Hoge Raad, 26-11-2010, BN8521, 09/01584
Hoge Raad, 26-11-2010, BN8521, 09/01584
Gegevens
- Instantie
- Hoge Raad
- Datum uitspraak
- 26 november 2010
- Datum publicatie
- 26 november 2010
- Annotator
- ECLI
- ECLI:NL:HR:2010:BN8521
- Formele relaties
- Conclusie: ECLI:NL:PHR:2010:BN8521
- Zaaknummer
- 09/01584
- Relevante informatie
- Wetboek van Burgerlijke Rechtsvordering [Tekst geldig vanaf 01-01-2024 tot 01-01-2025] art. 1019cc, Wetboek van Burgerlijke Rechtsvordering [Tekst geldig vanaf 01-01-2024 tot 01-01-2025] art. 166, Wetboek van Burgerlijke Rechtsvordering [Tekst geldig vanaf 01-01-2024 tot 01-01-2025] art. 353
Inhoudsindicatie
Procesrecht. Terugkomen van bindende eindbeslissing. Feitelijke lezing van een of meer gedingstukken in tussenarrest, welke lezing, bij handhaving, zou leiden tot een einduitspraak waarvan de rechter overtuigd is dat die ondeugdelijk zou zijn. Motiveringsplicht rechter. Rechter die van bindende eindbeslissing wil terugkomen, behoeft partijen niet nogmaals gelegenheid te geven zich uit te laten over een punt waarover zij zich reeds hebben uitgelaten.
Uitspraak
26 november 2010
Eerste Kamer
09/01584
DV/IF
Hoge Raad der Nederlanden
Arrest
in de zaak van:
de vennootschap naar Turks recht KOJEN ENERJI VE OTOMASYON SISTEMLERI SANAYI TICARET LIMITED SIRKETI,
gevestigd te Mecidiyeköy/Istanboel, Turkije,
EISERES tot cassatie,
advocaat: mr. J.P. Heering,
t e g e n
ABB B.V.,
gevestigd te Rotterdam,
VERWEERSTER in cassatie,
advocaat: mr. P.J.M. von Schmidt auf Altenstadt.

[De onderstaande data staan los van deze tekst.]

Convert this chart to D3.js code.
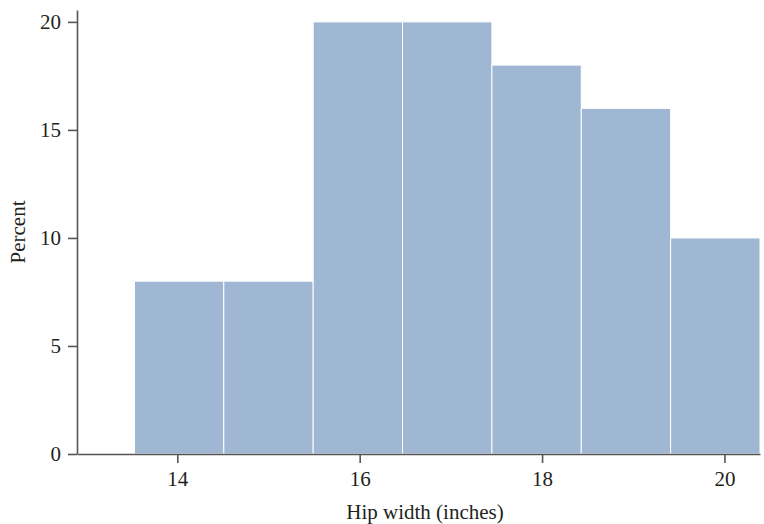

Partijen zullen hierna ook worden aangeduid als Kojen en ABB.
1. Het geding in feitelijke instanties
Voor het verloop van het geding in feitelijke instanties verwijst de Hoge Raad naar de navolgende stukken:
a. de vonnissen in de zaak 208247 van de kantonrechter te Haarlem van 26 november 2003 (vonnis in het incident), 18 augustus 2004 en 1 december 2004 (eindvonnis);
b. de arresten in de zaak 106.002.531/01 (rolnummer 422/05) van het gerechtshof te Amsterdam van 6 april 2006 en 16 december 2008.

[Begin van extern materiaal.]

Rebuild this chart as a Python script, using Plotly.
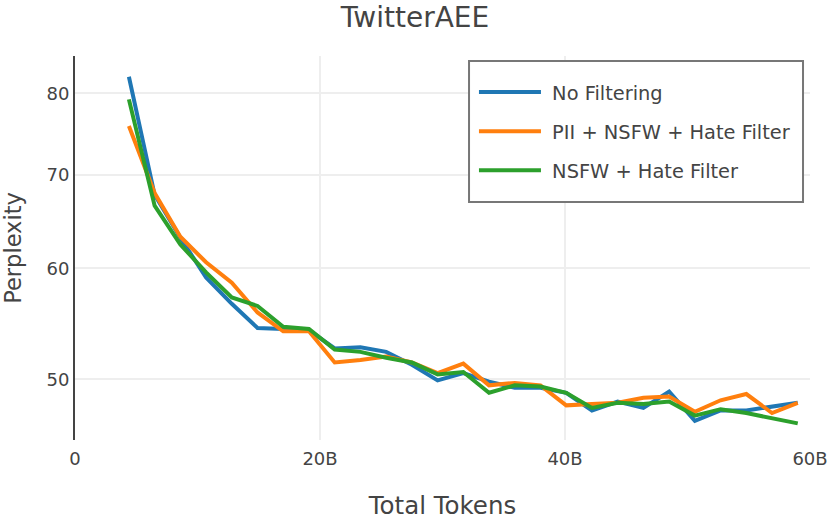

Het eindarrest van het hof van 16 december 2008 is aan dit arrest gehecht.
2. Het geding in cassatie
Tegen het eindarrest van het hof heeft Kojen beroep in cassatie ingesteld. De cassatiedagvaarding is aan dit arrest gehecht en maakt daarvan deel uit.
ABB heeft geconcludeerd tot verwerping van het beroep.
De zaak is voor partijen toegelicht door hun advocaten en voor Kojen mede door mr. I.E. Reimert, advocaat bij de Hoge Raad.
De conclusie van de Advocaat-Generaal F.F. Langemeijer strekt tot vernietiging van het bestreden arrest en tot verwijzing.
De advocaat van ABB heeft bij brief van 8 oktober 2010 op die conclusie gereageerd.
3. Beoordeling van het middel
3.1 In cassatie kan van het volgende worden uitgegaan.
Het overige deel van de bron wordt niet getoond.